December 12, 2016 / 4:25 PM / 7 months ago

Bahrain court upholds 9-year prison term for opposition chief

2 Min Read

Sheikh Ali Salman speaks to Reuters at the party's headquarters in Bilad Al Qadeem, west of Manama, October 28, 2014.Hamad I Mohammed/Files

DUBAI (Reuters) - A Bahraini court has upheld a nine-year prison term imposed on the country's most prominent opposition leader, Shi'ite cleric Sheikh Ali Salman, local media reported on Monday.

Salman, who leads the now closed al-Wefaq Islamic Society, was granted a retrial for inciting unrest "crimes of promoting change to the political system by force" in October for unspecified reasons.

He has been in custody since his conviction last June.

An administrative court ordered Wefaq itself closed in June and Bahrain's foremost Shi'ite cleric Sheikh Isa Qassim was convicted of money-laundering and stripped of his citizenship.

The independent Bahraini newspaper al-Wasat said the appeals court, in a new ruling after the court of cassation ordered a retrial, reported the verdict in Salman's appeal.

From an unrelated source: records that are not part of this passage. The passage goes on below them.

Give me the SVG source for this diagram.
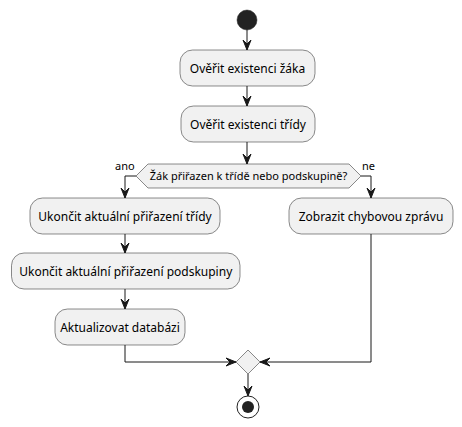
<svg xmlns="http://www.w3.org/2000/svg" width="462" height="427" viewBox="0 0 462 427">
<style>
.box{fill:#F1F1F1;stroke:#181818;stroke-width:0.5}
.t{font-family:"Noto Sans","DejaVu Sans",sans-serif;font-size:12px;fill:#000;text-anchor:middle}
.s{font-family:"Noto Sans","DejaVu Sans",sans-serif;font-size:11px;fill:#000}
.ln{fill:none;stroke:#181818;stroke-width:1}
.ah{fill:#181818;stroke:#181818;stroke-width:1}
</style>
<rect width="462" height="427" fill="#FFFFFF"/>
<g id="connectors">
<path class="ln" d="M247,30 V50"/>
<polygon class="ah" points="243,40 247,50 251,40 247,44"/>
<path class="ln" d="M247,86 V106"/>
<polygon class="ah" points="243,96 247,106 251,96 247,100"/>
<path class="ln" d="M247,142 V164"/>
<polygon class="ah" points="243,154 247,164 251,154 247,158"/>
<path class="ln" d="M136,176 H125 V198"/>
<polygon class="ah" points="121,188 125,198 129,188 125,192"/>
<path class="ln" d="M361,176 H371 V198"/>
<polygon class="ah" points="367,188 371,198 375,188 371,192"/>
<path class="ln" d="M125,234 V253"/>
<polygon class="ah" points="121,243 125,253 129,243 125,247"/>
<path class="ln" d="M125,289 V309"/>
<polygon class="ah" points="121,299 125,309 129,299 125,303"/>
<path class="ln" d="M125,345 V362 H236"/>
<polygon class="ah" points="226,358 236,362 226,366 230,362"/>
<path class="ln" d="M371,234 V362 H260"/>
<polygon class="ah" points="270,358 260,362 270,366 266,362"/>
<path class="ln" d="M248,374 V396"/>
<polygon class="ah" points="244,386 248,396 252,386 248,390"/>
</g>
<g id="start"><circle cx="247" cy="20" r="10" fill="#222222" stroke="#222222" stroke-width="0.5"/></g>
<g id="n1"><rect class="box" x="180" y="50" width="135" height="36" rx="12.5"/><text class="t" x="247.5" y="72.5">Ověřit existenci žáka</text></g>
<g id="n2"><rect class="box" x="181" y="106" width="134" height="36" rx="12.5"/><text class="t" x="248" y="128.5">Ověřit existenci třídy</text></g>
<g id="decision"><polygon class="box" points="136,176 148,164 349,164 361,176 349,188 148,188"/><text class="s" x="248.5" y="180" text-anchor="middle">Žák přiřazen k třídě nebo podskupině?</text>
<text class="s" x="115" y="170">ano</text><text class="s" x="362" y="170">ne</text></g>
<g id="n3"><rect class="box" x="30" y="198" width="190" height="36" rx="12.5"/><text class="t" x="125" y="220.5">Ukončit aktuální přiřazení třídy</text></g>
<g id="n4"><rect class="box" x="289" y="198" width="164" height="36" rx="12.5"/><text class="t" x="371" y="220.5">Zobrazit chybovou zprávu</text></g>
<g id="n5"><rect class="box" x="11.5" y="253" width="228.5" height="36" rx="12.5"/><text class="t" x="125.75" y="275.5">Ukončit aktuální přiřazení podskupiny</text></g>
<g id="n6"><rect class="box" x="55" y="309" width="130" height="36" rx="12.5"/><text class="t" x="120" y="331.5">Aktualizovat databázi</text></g>
<g id="merge"><polygon class="box" points="248,350 260,362 248,374 236,362"/></g>
<g id="end"><circle cx="248" cy="407" r="11" fill="none" stroke="#222222" stroke-width="1"/><circle cx="248" cy="407" r="6" fill="#222222"/></g>
</svg>
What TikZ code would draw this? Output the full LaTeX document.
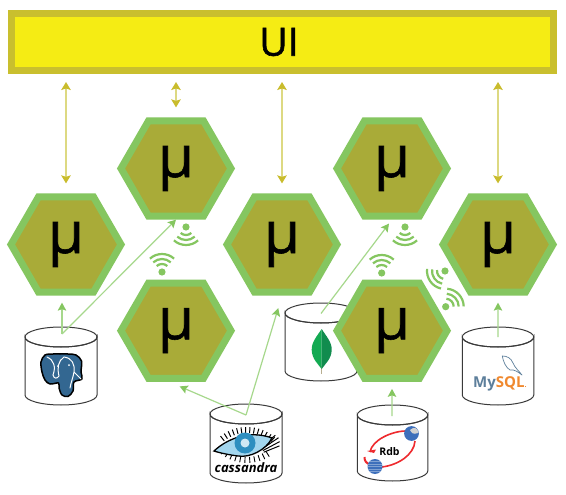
\documentclass[tikz,border=0pt]{standalone}
\usepackage{fontspec}
\setmainfont{Open Sans}
\newfontfamily\heavyfont[FakeBold=1.5]{Open Sans}
\newfontfamily\midfont[FakeBold=1.0]{Open Sans}
\usetikzlibrary{arrows.meta,shapes.geometric}
\definecolor{uiborder}{HTML}{C9BF2E}
\definecolor{uifill}{HTML}{F5EC14}
\definecolor{hexfill}{HTML}{A9AB38}
\definecolor{hexline}{HTML}{85C660}
\definecolor{uiline}{HTML}{DDD982}
\definecolor{uihead}{HTML}{C9BC2C}
\definecolor{dataline}{HTML}{A6D88C}
\definecolor{cylline}{HTML}{3A3A3A}
\definecolor{pgblue}{HTML}{336791}
\definecolor{mysqlblue}{HTML}{5D7F9B}
\definecolor{mysqlorange}{HTML}{F0892F}
\definecolor{leafa}{HTML}{13AA52}
\definecolor{leafb}{HTML}{118C4E}
\definecolor{leafstem}{HTML}{B8AE90}
\definecolor{rdbblue}{HTML}{3D6FBB}
\definecolor{rdbred}{HTML}{EE2A2E}
\definecolor{eyelight}{HTML}{A3D6EE}
\definecolor{eyeblue}{HTML}{2E8FC0}
\definecolor{eyepale}{HTML}{CFE8F4}
\tikzset{
  x=1pt,y=-1pt,
  uibar/.style={draw=uiborder,fill=uifill,line width=7pt,minimum width=542pt,minimum height=57pt,inner sep=0pt,
     font=\heavyfont\fontsize{39}{44}\selectfont},
  hexa/.style={regular polygon,regular polygon sides=6,draw=hexline,fill=hexfill,
     line width=7pt,minimum size=110pt,inner sep=0pt,font=\midfont\fontsize{58}{60}\selectfont},
  uiarrow/.style={draw=uiline,line width=1.4pt,
     {Stealth[length=8pt,width=9.5pt,inset=1.5pt,color=uihead]}-{Stealth[length=8pt,width=9.5pt,inset=1.5pt,color=uihead]},
     shorten <=8pt,shorten >=10pt},
  dataarrow/.style={draw=dataline,line width=1.2pt,-{Stealth[length=8pt,width=8.5pt,inset=1.5pt,color=hexline]}},
  cylpath/.style={draw=cylline,line width=1pt,fill=white},
  wifiarc/.style={draw=hexline,line width=2.2pt},
  pics/wifi/.style={code={
    \fill[hexline] (0,0) circle[radius=3.6];
    \foreach \r in {8,13,18}{
      \draw[wifiarc] ({#1-42}:\r) arc[start angle={#1-42},end angle={#1+42},radius=\r];
    }
  }}
}
\newcommand{\dbcyl}[5]{% name, cx, top, w, h
  \draw[cylpath] ({#2-#4/2},{#3+10}) arc[start angle=180,end angle=0,x radius={#4/2},y radius=10]
     -- ({#2+#4/2},{#3+#5-10}) arc[start angle=0,end angle=180,x radius={#4/2},y radius=10] -- cycle;
  \draw[cylpath,fill=none] ({#2-#4/2},{#3+10}) arc[start angle=180,end angle=-180,x radius={#4/2},y radius=10];
  \node[inner sep=0pt,minimum width=#4 pt,minimum height=#5 pt] (#1) at (#2,{#3+#5/2}) {};
}
\begin{document}
\begin{tikzpicture}
\useasboundingbox (0,0) rectangle (566,495);
\fill[white] (0,0) rectangle (566,495);

% databases
\dbcyl{pg}{61}{327}{72}{78}
\dbcyl{cass}{246}{404}{72}{79}
\dbcyl{mongo}{321}{303}{72}{78}
\dbcyl{rdb}{392.5}{405}{70.5}{76}
\dbcyl{mysql}{498}{327}{71.5}{78}

% PostgreSQL logo
\draw[black,line width=1.5pt,fill=pgblue,line join=round]
  plot[smooth cycle,tension=.55] coordinates {(41,362) (45,355) (53,354) (60,354) (68,354) (76,355) (81.5,361) (81,372) (82,379) (74,382) (73,391) (68,396.5) (62,395) (59,388) (58.5,383) (50,384) (45,380) (42,372)};
\draw[white,line width=1pt,line cap=round] (47,357) .. controls (54,360) and (56,367) .. (53,375) .. controls (54,379) and (57,379) .. (59,376)
  .. controls (57,368) and (58,361) .. (64,357) .. controls (72,358) and (75,364) .. (74,372) .. controls (73,378) and (71,382) .. (70,388)
  (74,372) -- (81,379);
\fill[white] (58,366) circle[radius=1] (69,365) circle[radius=1];

% Cassandra logo
\foreach \a in {-128,-122,...,-46}{
  \draw[black,line width=1pt] ({247+37*cos(\a)},{470+37*sin(\a)}) -- ({247+43*cos(\a)},{470+43*sin(\a)});
}
\foreach \a/\l in {-40/37,-34/38,-28/37,-22/35}{
  \draw[black,line width=1pt] ({247+18*cos(\a)},{459+18*sin(\a)}) -- ({247+\l*cos(\a)},{459+\l*sin(\a)});
}
\foreach \a in {58,65,...,135}{
  \draw[black,line width=.9pt] ({247+36*cos(\a)},{421+36*sin(\a)}) -- ({247+42*cos(\a)},{421+42*sin(\a)});
}
\draw[black,line width=1.3pt,fill=eyelight] (214,451) .. controls (228,438) and (250,430) .. (272,438)
   .. controls (266,450) and (250,458) .. (238,456) .. controls (230,455) and (220,453) .. (214,451) -- cycle;
\fill[eyeblue] (245,443) circle[radius=10.5];
\fill[eyepale] (245,443) circle[radius=4.5];
\node[font=\fontsize{13}{14}\selectfont\bfseries\itshape,inner sep=0pt] (casstext) at (246,467.5) {cassandra};

% MongoDB leaf
\fill[leafstem] (321.2,366) rectangle (322.2,373.5);
\fill[leafa] (321.7,329) .. controls (317,336) and (311.5,342) .. (311.7,350) .. controls (312,359) and (318,364) .. (321.7,369) -- cycle;
\fill[leafb] (321.7,329) .. controls (326,336) and (332,342) .. (331.7,350) .. controls (331.5,359) and (325,364) .. (321.7,369) -- cycle;

% Rdb logo
\draw[rdbred,line width=1.6pt] (406,431) .. controls (392,431) and (372,440) .. (370,452);
\fill[rdbred] (367,451) -- (376,449.5) -- (374,453) -- cycle;
\draw[rdbred,line width=1.6pt] (382,467) .. controls (398,465) and (414,455) .. (415,441);
\draw[rdbred,line width=2pt] (370,464.5) .. controls (366,463) and (364.5,461) .. (364.5,457);
\fill[rdbblue] (411.5,433.5) circle[radius=7.4];
\fill[black!18] (410,430) .. controls (414,426) and (418,428) .. (418.5,433) .. controls (416,433) and (413,436) .. (410,430) -- cycle;
\fill[rdbblue] (375,466.5) circle[radius=7.5];
\foreach \d in {-5,-2.5,0,2.5,5}{
  \draw[white,opacity=.35,line width=.4pt] ({375-sqrt(56-\d*\d)},{466.5+\d}) -- ({375+sqrt(56-\d*\d)},{466.5+\d});
}
\node[font=\fontsize{10.5}{11}\selectfont\bfseries,inner sep=0pt] (rdbtext) at (389.5,451.5) {Rdb};

% MySQL logo
\draw[mysqlblue,line width=.7pt,line join=round] (502.3,356) .. controls (507,356) and (511,358) .. (513,363)
  .. controls (515,368) and (519,371) .. (522,375) .. controls (518,372) and (514,369) .. (510,370)
  .. controls (506,368) and (503,361) .. (502.3,356) -- cycle;
\node[font=\fontsize{15}{17}\selectfont\bfseries,inner sep=0pt,anchor=base west] (mysqltext) at (473,387.7)
  {\textcolor{mysqlblue}{My}\textcolor{mysqlorange}{SQL}\textcolor{mysqlorange}{\fontsize{7}{9}\selectfont.}};

% UI bar and hexagons
\node[uibar] (ui) at (282,42) {\hspace*{-6pt}UI};
\node[hexa] (h1) at (66,244.5) {μ};
\node[hexa] (h2) at (176,168.5) {μ};
\node[hexa] (h3) at (176,330.7) {μ};
\node[hexa] (h4) at (282,244.5) {μ};
\node[hexa] (h5) at (392,168.5) {μ};
\node[hexa] (h6) at (392,330.7) {μ};
\node[hexa] (h7) at (498,244.5) {μ};

% UI connectors
\draw[uiarrow] (ui.south -| h1.north) -- (h1.north);
\draw[uiarrow] (ui.south -| h2.north) -- (h2.north);
\draw[uiarrow] (ui.south -| h4.north) -- (h4.north);
\draw[uiarrow] (ui.south -| h7.north) -- (h7.north);

% data connectors
\coordinate (pgout) at (62,334);
\coordinate (cassout) at (246,415);
\coordinate (mongoout) at (321,313.5);
\coordinate (rdbout) at (392,416);
\coordinate (mysqlout) at (498,337);
\draw[dataarrow,shorten >=7pt] (pgout) -- (pgout |- h1.south);
\draw[dataarrow] (pgout) -- (h2.south);
\draw[dataarrow,shorten >=4pt] (cassout) -- ([yshift=-3pt]h3.south);
\draw[dataarrow,shorten >=13pt] (cassout) -- (h4.south);
\draw[dataarrow,shorten >=5pt] (mongoout) -- (h5.south);
\draw[dataarrow,shorten >=7pt] (rdbout) -- (h6.south);
\draw[dataarrow,shorten >=7pt] (mysqlout) -- (h7.south);

% wireless links
\pic at (186,227) {wifi=90};
\pic at (162,272) {wifi=-90};
\pic at (405,227) {wifi=90};
\pic at (381.7,273) {wifi=-90};
\pic at (445,271) {wifi=145};
\pic at (445.7,306.7) {wifi=-43};
\end{tikzpicture}
\end{document}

Amnesty International condemned the ruling as "shocking".

"Sheikh Ali Salman is a prisoner of conscience. He has been put behind bars merely for peacefully reaffirming his party’s determination to pursue power in Bahrain, to achieve the reform demands of the 2011 uprising and to hold those responsible for human rights violations to account," the London-based group said in a statement.

"Instead of punishing him for peaceful criticism the Bahraini authorities must order his immediate and unconditional release."

Bahrain's Shi'ite majority complains of discrimination by the Sunni-led government. The authorities deny this and accuse the opposition of undermining security in the island which hosts the U.S. Fifth Fleet.

Since the authorities crushed "Arab Spring" protests in 2011, demonstrators have clashed frequently with security forces, who have been targeted by several deadly bomb attacks.

Majority Bahraini Shi'ites say the Sunni Muslim-dominated government discriminates against them, while authorities deny that and say opposition politicians are trying to undermine security.